Integrated vision and force control of a 3-DOF planar robot

Due to task requirements, robotic arms often need force control to accomplish different tasks such as assembling, grasping, and wiping that demand compliant motions. Thus, integrating vision with force sensor to achieve hybrid force/position control is a challenging research topic. This paper is devoted to the problem of precisely controlling the pose of a three degree-of-freedom planar robot for a class of constrained motions. The goal of this research is to integrate vision with force sensor in a simple way that mimics human behavior. The main idea is to maintain the contact force while controlling the pose of the end-effector with vision. A planar robot is considered to apply a fixed contact force against the environment, straight/curved surface, using a single camera mounted above. The proposed system utilizes a force sensor to measure the contact force and employs Cartesian-based encoding to encode the visual task.
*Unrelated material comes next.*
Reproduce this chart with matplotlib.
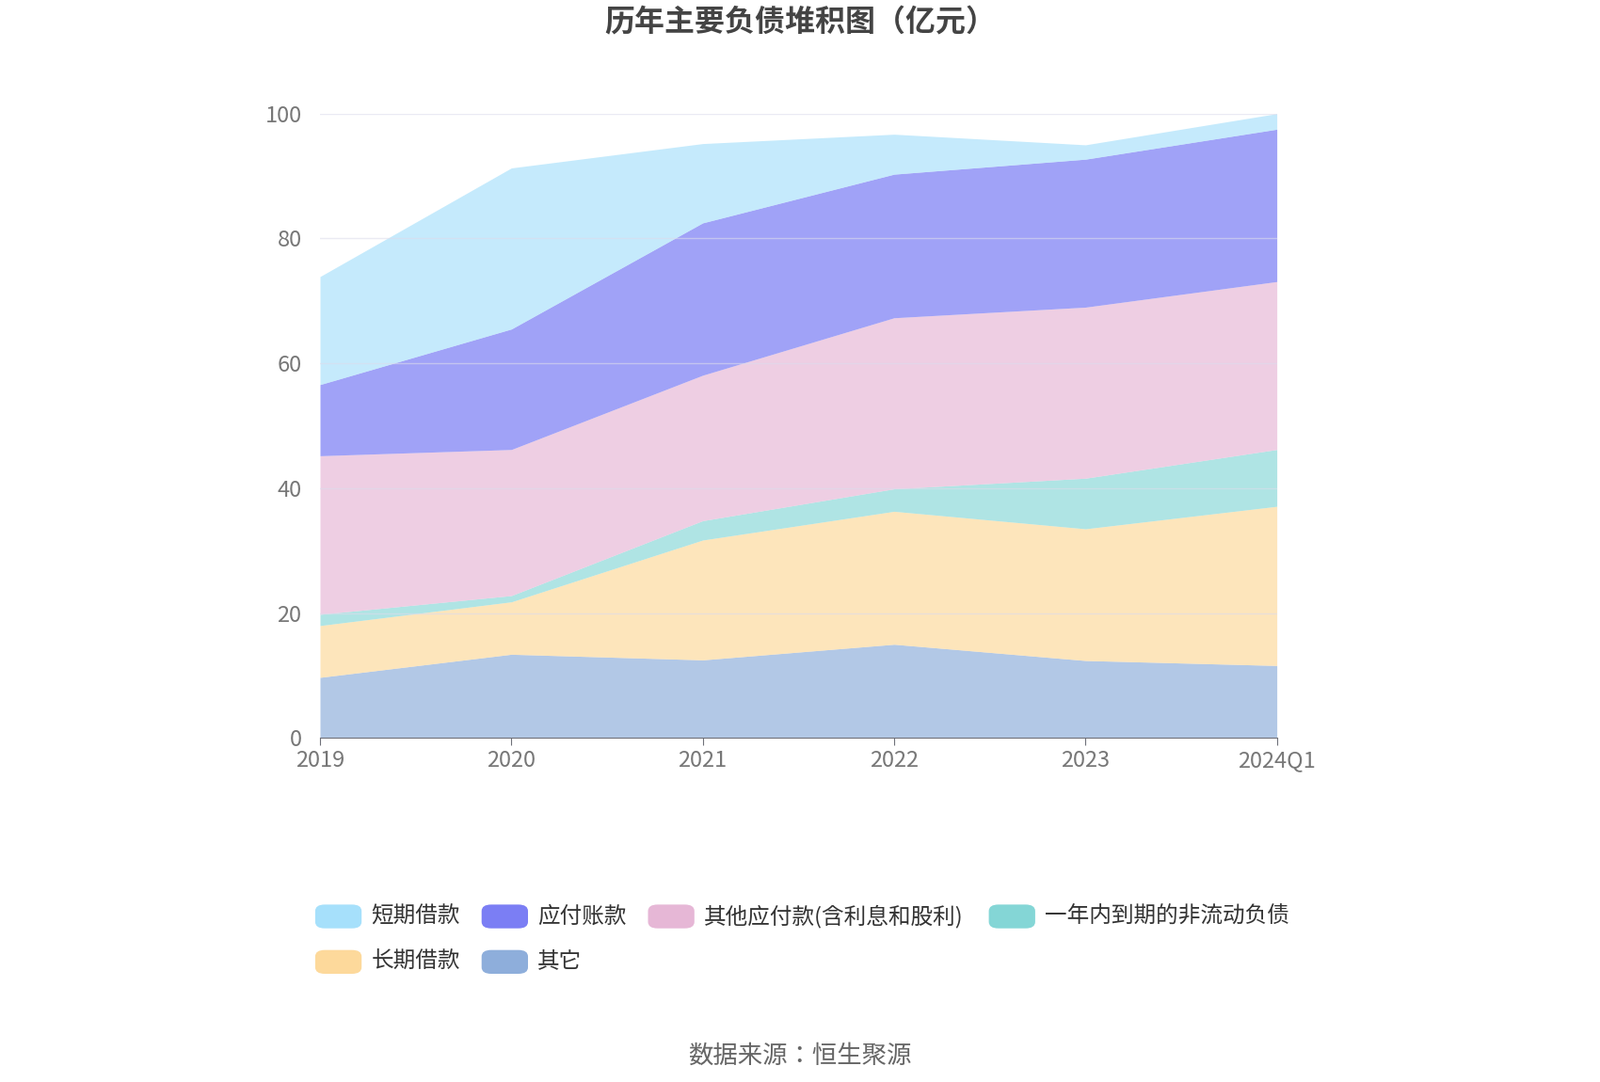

Two approaches, subspace and hierarchical, are employed in the research. Both can guarantee to reach the control goal with precision. In the subspace approach, the control design is based on the decoupling the vector space of control variables into two orthogonal subspaces using observed visual data. As for the hierarchical approach, a distinct and simple way is proposed by controlling the pose of the end-effector and the contact force in a hierarchical loop structure. These control strategies are verified to be effective through simulations and experiments with an industrial robot.